EXERCISE DETAILS :: Starting at the line that contains "Reproduce this chart with Plotly." and stopping at the line that contains "import plotly.graph_objects as go", copy every line exactly, both ends included, without the pictures.
^^^^^^^^
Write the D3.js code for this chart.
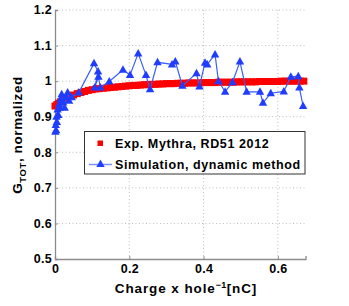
<!DOCTYPE html>
<html>
<head>
<meta charset="utf-8">
<script src="https://cdn.jsdelivr.net/npm/d3@7"></script>
<style>
  body { margin: 0; background: #fff; }
  text { font-family: "Liberation Sans", Arial, sans-serif; font-weight: bold; fill: #000; }
</style>
</head>
<body>
<div id="chart"></div>
<script>
let WIDTH = 349;
let HEIGHT = 306;

// experimental points (red squares)
const expX = [0, 0.005, 0.01, 0.015, 0.02, 0.025, 0.03, 0.04, 0.05, 0.06, 0.07, 0.08, 0.09,
  0.10, 0.11, 0.12, 0.13, 0.14, 0.15, 0.16, 0.17, 0.18, 0.19, 0.20, 0.21, 0.22, 0.23, 0.24,
  0.25, 0.26, 0.27, 0.28, 0.29, 0.30, 0.31, 0.32, 0.33, 0.34, 0.35, 0.36, 0.37, 0.38, 0.39,
  0.40, 0.41, 0.42, 0.43, 0.44, 0.45, 0.46, 0.47, 0.48, 0.49, 0.50, 0.51, 0.52, 0.53, 0.54,
  0.55, 0.56, 0.57, 0.58, 0.59, 0.60, 0.61, 0.62, 0.63, 0.64, 0.65, 0.66, 0.67];
const expY = [0.930, 0.934, 0.938, 0.942, 0.946, 0.949, 0.952, 0.957, 0.961, 0.965, 0.968, 0.971, 0.974,
  0.976, 0.978, 0.979, 0.980, 0.981, 0.982, 0.983, 0.984, 0.985, 0.986, 0.987, 0.988, 0.988, 0.989, 0.990,
  0.990, 0.991, 0.991, 0.992, 0.992, 0.993, 0.993, 0.993, 0.994, 0.994, 0.994, 0.995, 0.995, 0.995, 0.995,
  0.996, 0.996, 0.996, 0.996, 0.997, 0.997, 0.997, 0.997, 0.997, 0.998, 0.998, 0.998, 0.998, 0.998, 0.998,
  0.999, 0.999, 0.999, 0.999, 0.999, 0.999, 1.000, 1.000, 1.000, 1.000, 1.000, 1.000, 1.000];

// simulation (blue triangles)
const simX = [0.001, 0.002, 0.003, 0.004, 0.005, 0.007, 0.009, 0.011, 0.013, 0.015, 0.018, 0.022,
  0.026, 0.030, 0.034, 0.038, 0.045, 0.064, 0.105, 0.116, 0.107, 0.117, 0.122, 0.146, 0.183,
  0.202, 0.224, 0.245, 0.256, 0.276, 0.315, 0.324, 0.343, 0.381, 0.389, 0.404, 0.410, 0.431,
  0.440, 0.458, 0.478, 0.498, 0.516, 0.552, 0.560, 0.581, 0.616, 0.635, 0.655, 0.658, 0.668];
const simY = [0.858, 0.877, 0.862, 0.900, 0.885, 0.920, 0.905, 0.935, 0.925, 0.950, 0.963, 0.940,
  0.925, 0.955, 0.968, 0.945, 0.955, 0.968, 1.050, 1.027, 0.982, 1.012, 0.982, 0.999, 1.032,
  1.017, 1.078, 1.017, 0.977, 1.053, 1.047, 1.055, 0.987, 1.022, 0.985, 1.052, 1.047, 1.075,
  1.000, 0.970, 0.997, 1.055, 0.970, 0.970, 0.939, 0.966, 0.971, 1.012, 1.014, 0.982, 0.930];

const xTicks = [0, 0.2, 0.4, 0.6];
const yTicks = [0.5, 0.6, 0.7, 0.8, 0.9, 1, 1.1, 1.2];
const seriesNames = ['Exp. Mythra, RD51 2012', 'Simulation, dynamic method'];

const expData = expX.map((x, i) => ({x: x, y: expY[i]}));
const simData = simX.map((x, i) => ({x: x, y: simY[i]}));

const SVG = d3.select('#chart').append('svg')
        .attr('width', WIDTH).attr('height', HEIGHT);

const P_LEFT = 55, P_TOP = 10, P_RIGHT = 305.5, P_BOTTOM = 259;

const scale_x = d3.scaleLinear().domain([0, 0.6745]).range([P_LEFT, P_RIGHT]);
const scale_y = d3.scaleLinear().domain([0.5, 1.2]).range([P_BOTTOM, P_TOP]);

// GRID PUNTEADO
SVG.append('g').selectAll('line').data(yTicks.filter(d => d > 0.5)).join('line')
    .attr('x1', P_LEFT).attr('x2', P_RIGHT)
    .attr('y1', d => scale_y(d)).attr('y2', d => scale_y(d))
    .attr('stroke', '#bdbdbd').attr('stroke-width', 1).attr('stroke-dasharray', '1,2.5');
SVG.append('g').selectAll('line').data(xTicks.filter(d => d > 0)).join('line')
    .attr('y1', P_TOP).attr('y2', P_BOTTOM)
    .attr('x1', d => scale_x(d)).attr('x2', d => scale_x(d))
    .attr('stroke', '#bdbdbd').attr('stroke-width', 1).attr('stroke-dasharray', '1,2.5');

// EJES
let g_xaxis = SVG.append('g').attr('transform', `translate(0, ${P_BOTTOM})`)
    .call(d3.axisBottom(scale_x).tickValues(xTicks).tickSize(-3).tickPadding(6)
        .tickFormat(d => d === 0 ? '0' : d3.format('.1f')(d)));
let g_yaxis = SVG.append('g').attr('transform', `translate(${P_LEFT}, 0)`)
    .call(d3.axisLeft(scale_y).tickValues(yTicks).tickSize(-3).tickPadding(3)
        .tickFormat(d => d === 1 ? '1' : d3.format('.1f')(d)));

[g_xaxis, g_yaxis].forEach(g => {
    g.select('.domain').attr('stroke', '#8c8c8c').attr('stroke-width', 1.3);
    g.selectAll('.tick line').attr('stroke', '#8c8c8c');
    g.selectAll('.tick text').attr('font-size', 12.5).attr('font-weight', 'bold')
        .attr('letter-spacing', 0.3)
        .attr('font-family', '"Liberation Sans", Arial, sans-serif').attr('fill', '#000');
});
g_xaxis.selectAll('.tick text').attr('dy', '0.6em');
g_yaxis.selectAll('.tick text').attr('dy', '0.3em');

// DATOS EXPERIMENTALES
const sq = 7;
SVG.append('g').selectAll('rect').data(expData).join('rect')
    .attr('x', d => scale_x(d.x) - sq / 2).attr('y', d => scale_y(d.y) - sq / 2)
    .attr('width', sq).attr('height', sq).attr('fill', '#ff0000');

// SIMULACION
const line = d3.line().x(d => scale_x(d.x)).y(d => scale_y(d.y));
SVG.append('path').datum(simData).attr('d', line)
    .attr('fill', 'none').attr('stroke', '#3a5cff').attr('stroke-width', 1.2);

const tri = (cx, cy) => `M${cx},${cy - 4.5}L${cx + 4.2},${cy + 3}L${cx - 4.2},${cy + 3}Z`;
SVG.append('g').selectAll('path').data(simData).join('path')
    .attr('d', d => tri(scale_x(d.x), scale_y(d.y)))
    .attr('fill', '#1f3dff');

// LEYENDA
let g_legend = SVG.append('g');
g_legend.append('rect').attr('x', 84.5).attr('y', 131.5).attr('width', 220.5).attr('height', 42.5)
    .attr('fill', '#fff').attr('stroke', '#333').attr('stroke-width', 1);
g_legend.append('rect').attr('x', 97.5).attr('y', 140.5).attr('width', 5.5).attr('height', 5.5)
    .attr('fill', '#ff0000');
g_legend.append('line').attr('x1', 89).attr('x2', 112).attr('y1', 164.5).attr('y2', 164.5)
    .attr('stroke', '#7d8fff').attr('stroke-width', 1.5);
g_legend.append('path').attr('d', tri(100.5, 164)).attr('fill', '#1f3dff');
g_legend.selectAll('text.lg').data(seriesNames).join('text').attr('class', 'lg')
    .attr('x', 115).attr('y', (d, i) => 148 + i * 20.5)
    .attr('font-size', 12.5).attr('letter-spacing', 0.6).text(d => d);

// TITULOS DE EJES
let xl = SVG.append('text').attr('x', 186).attr('y', 293).attr('text-anchor', 'middle')
    .attr('font-size', 13.5).attr('letter-spacing', 0.9);
xl.append('tspan').text('Charge x hole');
xl.append('tspan').attr('dy', -5).attr('font-size', 9).attr('letter-spacing', 0.3).text('−1');
xl.append('tspan').attr('dy', 5).text('[nC]');

let yl = SVG.append('text').attr('transform', 'translate(22, 135) rotate(-90)')
    .attr('text-anchor', 'middle').attr('font-size', 13.5).attr('letter-spacing', 0.6);
yl.append('tspan').text('G');
yl.append('tspan').attr('dy', 4).attr('font-size', 9.5).text('TOT');
yl.append('tspan').attr('dy', -4).text(', normalized');
</script>
</body>
</html>
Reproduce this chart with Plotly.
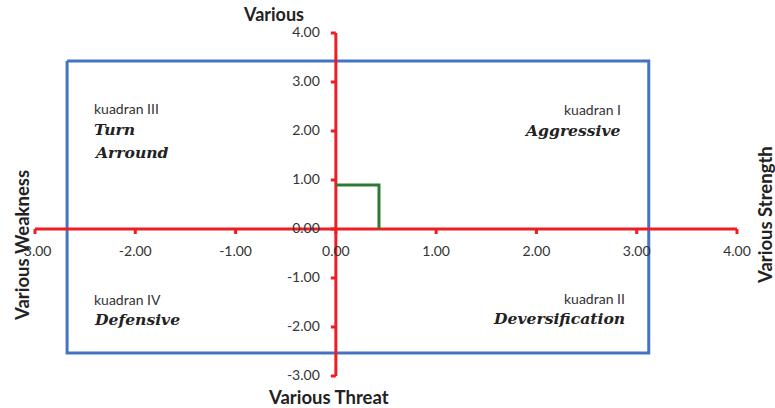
import plotly.graph_objects as go

# ---- data ----
x_ticks = [-3, -2, -1, 0, 1, 2, 3, 4]
x_tick_labels = ["-3.00", "-2.00", "-1.00", "0.00", "1.00", "2.00", "3.00", "4.00"]
y_ticks = [-3, -2, -1, 0, 1, 2, 3, 4]
y_tick_labels = ["-3.00", "-2.00", "-1.00", "0.00", "1.00", "2.00", "3.00", "4.00"]

# strategy position (IFE / EFE difference)
pos_x = [0, 0.43, 0.43]
pos_y = [0.9, 0.9, 0]

# quadrant boundary box
box_x = [-2.68, 3.12, 3.12, -2.68, -2.68]
box_y = [3.43, 3.43, -2.53, -2.53, 3.43]

RED = "#f01c24"
BLUE = "#4472c4"
GREEN = "#2f7a32"
TXT = "#333333"

W, H = 775, 408
# pixel calibration (x=-3 at 35px, x=4 at 737px; y=4 at 33px, y=-3 at 376px)
xpu = (737 - 35) / 7.0
ypu = (376 - 33) / 7.0
xr = [-3 - 35 / xpu, 4 + (W - 737) / xpu]
yr = [-3 - (H - 376) / ypu, 4 + 33 / ypu]


def px2x(px):
    return xr[0] + px / xpu


def px2y(py):
    return yr[1] - py / ypu


fig = go.Figure()

# box
fig.add_trace(go.Scatter(x=box_x, y=box_y, mode="lines",
                         line=dict(color=BLUE, width=3), hoverinfo="skip"))
# axes
fig.add_trace(go.Scatter(x=[x_ticks[0], x_ticks[-1]], y=[0, 0], mode="lines",
                         line=dict(color=RED, width=3), hoverinfo="skip"))
fig.add_trace(go.Scatter(x=[0, 0], y=[y_ticks[0], y_ticks[-1]], mode="lines",
                         line=dict(color=RED, width=3), hoverinfo="skip"))
# tick marks
tl = 5
for t in x_ticks:
    fig.add_shape(type="line", x0=t, x1=t, y0=0, y1=-tl / ypu,
                  line=dict(color=RED, width=3))
for t in y_ticks:
    fig.add_shape(type="line", x0=0, x1=-tl / xpu, y0=t, y1=t,
                  line=dict(color=RED, width=3))

# green position line
fig.add_trace(go.Scatter(x=pos_x, y=pos_y, mode="lines",
                         line=dict(color=GREEN, width=3), hoverinfo="skip"))

# tick labels
fig.add_trace(go.Scatter(x=x_ticks, y=[px2y(252)] * len(x_ticks), mode="text",
                         text=x_tick_labels, textposition="middle center",
                         textfont=dict(family="Lato", size=14, color=TXT),
                         hoverinfo="skip"))
fig.add_trace(go.Scatter(x=[-0.16] * len(y_ticks), y=y_ticks, mode="text",
                         text=y_tick_labels, textposition="middle left",
                         textfont=dict(family="Lato", size=14, color=TXT),
                         hoverinfo="skip"))

ann = []
small = dict(family="Lato", size=14, color=TXT)
big = dict(family="DejaVu Serif", size=15.6, color="#222222")


def add(text, px, py, xanchor, font):
    ann.append(dict(text=text, x=px2x(px), y=px2y(py), xref="x", yref="y",
                    xanchor=xanchor, yanchor="middle", showarrow=False, font=font))


add("kuadran III", 92, 108, "left", small)
add("<b><i>Turn</i></b>", 92, 129, "left", big)
add("<b><i>Arround</i></b>", 92, 152, "left", big)
add("kuadran I", 623, 109, "right", small)
add("<b><i>Aggressive</i></b>", 623, 130, "right", big)
add("kuadran IV", 92, 299, "left", small)
add("<b><i>Defensive</i></b>", 92, 319, "left", big)
add("kuadran II", 627, 298, "right", small)
add("<b><i>Deversification</i></b>", 627, 318, "right", big)

lab = dict(family="Lato", size=18.5, color="#222222")
add("<b>Various</b>", 273, 14, "center", dict(family="Lato", size=18, color="#222222"))
add("<b>Various Threat</b>", 328, 397, "center", lab)
ann.append(dict(text="<b>Various Weakness</b>", x=px2x(22), y=px2y(246), xref="x", yref="y",
                xanchor="center", yanchor="middle", showarrow=False, font=lab, textangle=-90))
ann.append(dict(text="<b>Various Strength</b>", x=px2x(765), y=px2y(215), xref="x", yref="y",
                xanchor="center", yanchor="middle", showarrow=False, font=lab, textangle=-90))

fig.update_layout(
    width=W, height=H,
    margin=dict(l=0, r=0, t=0, b=0),
    paper_bgcolor="white", plot_bgcolor="white",
    showlegend=False,
    annotations=ann,
    xaxis=dict(range=xr, visible=False, fixedrange=True),
    yaxis=dict(range=yr, visible=False, fixedrange=True),
)

fig.write_html(
    "out.html",
    config={"displayModeBar": False},
    post_script="document.body.style.margin='0';document.body.style.overflow='hidden';",
)
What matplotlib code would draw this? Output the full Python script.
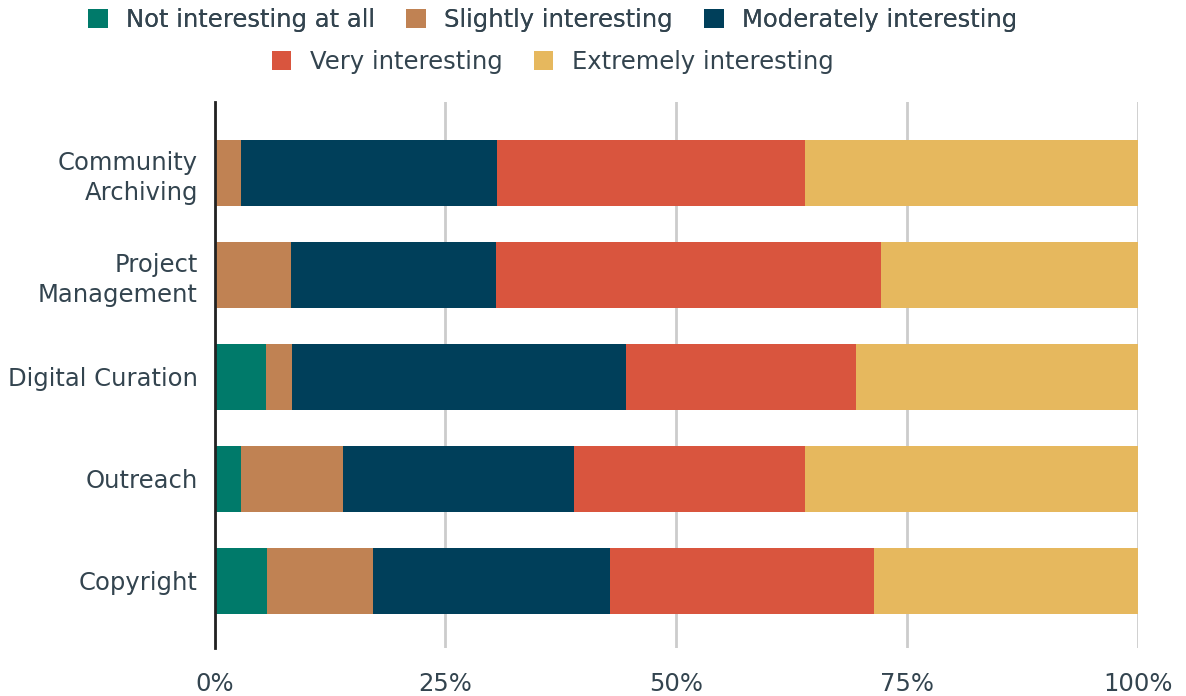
import matplotlib.pyplot as plt
from matplotlib.patches import Patch

topics = ['Community\nArchiving', 'Project\nManagement', 'Digital Curation', 'Outreach', 'Copyright']
levels = ['Not interesting at all', 'Slightly interesting', 'Moderately interesting',
          'Very interesting', 'Extremely interesting']
colors = ['#007a6a', '#c08253', '#003f5a', '#d9553e', '#e6b85e']

# percent of respondents per level
not_at_all = [0.0, 0.0, 5.6, 2.8, 5.7]
slightly = [2.8, 8.3, 2.8, 11.1, 11.4]
moderately = [27.8, 22.2, 36.1, 25.0, 25.7]
very = [33.3, 41.7, 25.0, 25.0, 28.6]
extremely = [36.1, 27.8, 30.6, 36.1, 28.6]
series = [not_at_all, slightly, moderately, very, extremely]

text_color = '#33444f'
plt.rcParams['font.family'] = 'DejaVu Sans'

fig = plt.figure(figsize=(11.86, 6.96), dpi=100)
ax = fig.add_axes([0.181, 0.069, 0.7785, 0.784])

left = [0.0] * len(topics)
for vals, col, name in zip(series, colors, levels):
    ax.barh(range(len(topics)), vals, left=left, height=0.65, color=col, label=name, zorder=3)
    left = [a + b for a, b in zip(left, vals)]

ax.set_xlim(0, 100)
ax.set_ylim(4.66, -0.69)
ax.set_xticks([0, 25, 50, 75, 100])
ax.set_xticklabels(['0%', '25%', '50%', '75%', '100%'])
ax.set_yticks(range(len(topics)))
ax.set_yticklabels(topics, ha='right', multialignment='right', linespacing=1.3)
ax.tick_params(length=0, labelsize=17.5, colors=text_color)
ax.tick_params(axis='x', pad=17)
ax.tick_params(axis='y', pad=12)
ax.grid(axis='x', color='#cccccc', linewidth=2, zorder=0)
for s in ['top', 'right', 'bottom']:
    ax.spines[s].set_visible(False)
ax.spines['left'].set_color('#222222')
ax.spines['left'].set_linewidth(2)
ax.spines['left'].set_zorder(4)

handles = [Patch(facecolor=c, edgecolor='none') for c in colors]
leg_kw = dict(loc='center', frameon=False, fontsize=17.5, handlelength=0.8, handleheight=0.8,
              columnspacing=1.3, handletextpad=0.75, labelcolor=text_color)
leg1 = fig.legend(handles[:3], levels[:3], bbox_to_anchor=(0.466, 0.971), ncol=3, **leg_kw)
leg2 = fig.legend(handles[3:], levels[3:], bbox_to_anchor=(0.466, 0.911), ncol=2, **leg_kw)
fig.add_artist(leg1)

fig.savefig('out.png', dpi=100)
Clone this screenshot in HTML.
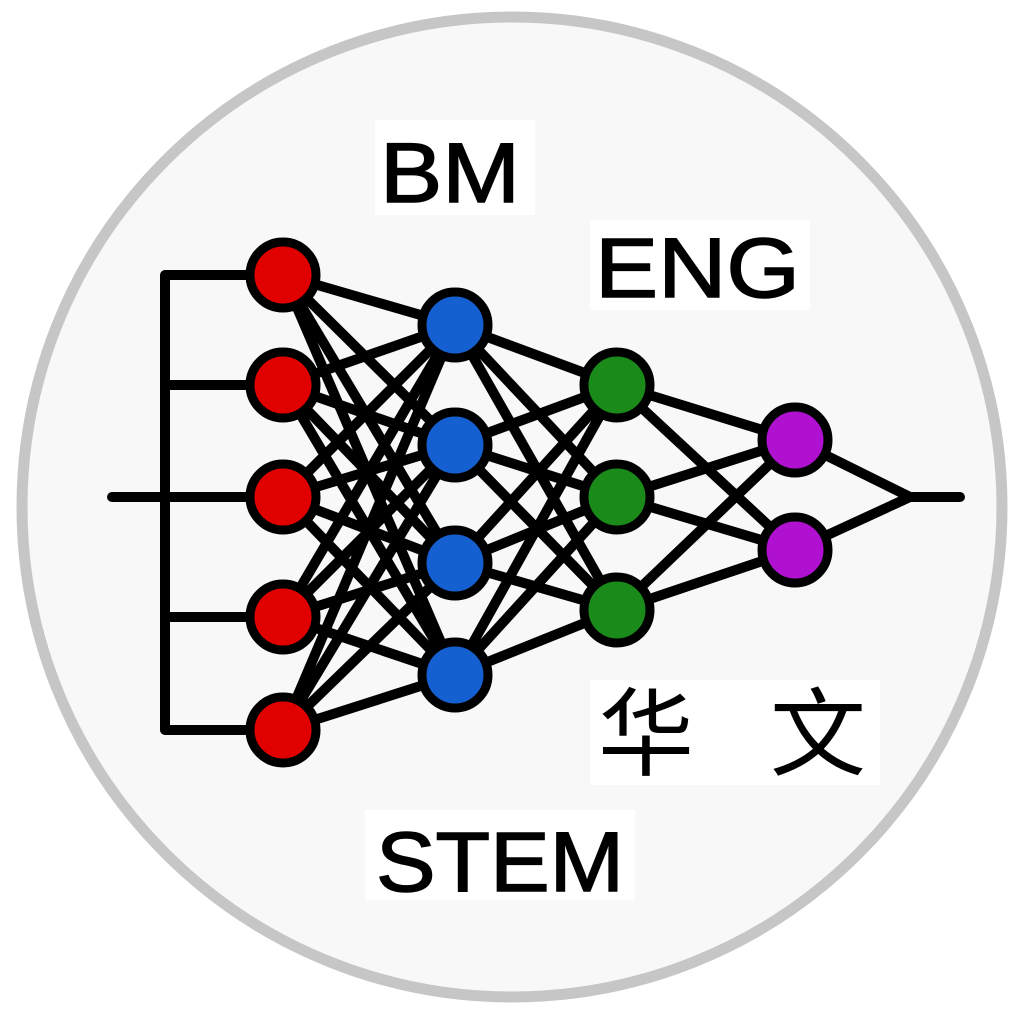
<!DOCTYPE html>
<html><head><style>html,body{margin:0;padding:0;background:#fff;}</style></head>
<body>
<svg width="1024" height="1024" viewBox="0 0 1024 1024" xmlns="http://www.w3.org/2000/svg">
<circle cx="512" cy="507" r="490" fill="#f8f8f8" stroke="#c6c6c6" stroke-width="11"/>
<rect x="375" y="120" width="160" height="95" fill="#fff"/>
<rect x="590" y="220" width="220" height="90" fill="#fff"/>
<rect x="365" y="810" width="270" height="90" fill="#fff"/>
<rect x="590" y="680" width="290" height="105" fill="#fff"/>
<g stroke="#000" stroke-width="10" fill="none" stroke-linecap="round">
<path d="M165 275V730M165 275H283M165 385H283M165 497H283M165 617H283M165 730H283M112 497H250"/>
<path d="M283 275L455 325M283 275L455 445M283 275L455 563M283 275L455 675
M283 385L455 325M283 385L455 445M283 385L455 563M283 385L455 675
M283 497L455 325M283 497L455 445M283 497L455 563M283 497L455 675
M283 617L455 325M283 617L455 445M283 617L455 563M283 617L455 675
M283 730L455 325M283 730L455 445M283 730L455 563M283 730L455 675"/>
<path d="M455 325L617 385M455 325L617 497M455 325L617 610
M455 445L617 385M455 445L617 497M455 445L617 610
M455 563L617 385M455 563L617 497M455 563L617 610
M455 675L617 385M455 675L617 497M455 675L617 610"/>
<path d="M617 385L795 440M617 385L795 550M617 497L795 440M617 497L795 550M617 610L795 440M617 610L795 550"/>
<path d="M795 440L910 497L795 550M910 497H960"/>
</g>
<g stroke="#000" stroke-width="9">
<g fill="#e00000">
<circle cx="283" cy="275" r="33"/><circle cx="283" cy="385" r="33"/><circle cx="283" cy="497" r="33"/><circle cx="283" cy="617" r="33"/><circle cx="283" cy="730" r="33"/>
</g>
<g fill="#1560d0">
<circle cx="455" cy="325" r="33"/><circle cx="455" cy="445" r="33"/><circle cx="455" cy="563" r="33"/><circle cx="455" cy="675" r="33"/>
</g>
<g fill="#1a8a1a">
<circle cx="617" cy="385" r="33"/><circle cx="617" cy="497" r="33"/><circle cx="617" cy="610" r="33"/>
</g>
<g fill="#b010d0">
<circle cx="795" cy="440" r="33"/><circle cx="795" cy="550" r="33"/>
</g>
</g>
<g font-family="Liberation Sans, sans-serif" font-size="84" fill="#000" stroke="#000" stroke-width="1.5">
<text x="380" y="202" textLength="140" lengthAdjust="spacingAndGlyphs">BM</text>
<text x="595" y="297" textLength="205" lengthAdjust="spacingAndGlyphs">ENG</text>
<text x="376" y="891" textLength="248" lengthAdjust="spacingAndGlyphs">STEM</text>
</g>
<g font-family="'Noto Sans CJK SC', sans-serif" font-size="96" fill="#000">
<text x="598" y="768">华</text>
<text x="770" y="768">文</text>
</g>
</svg>
</body></html>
^^^^^^^^
OUTPUT FOR THIS EXERCISE ::
Reproduce this chart with Plotly.
import plotly.graph_objects as go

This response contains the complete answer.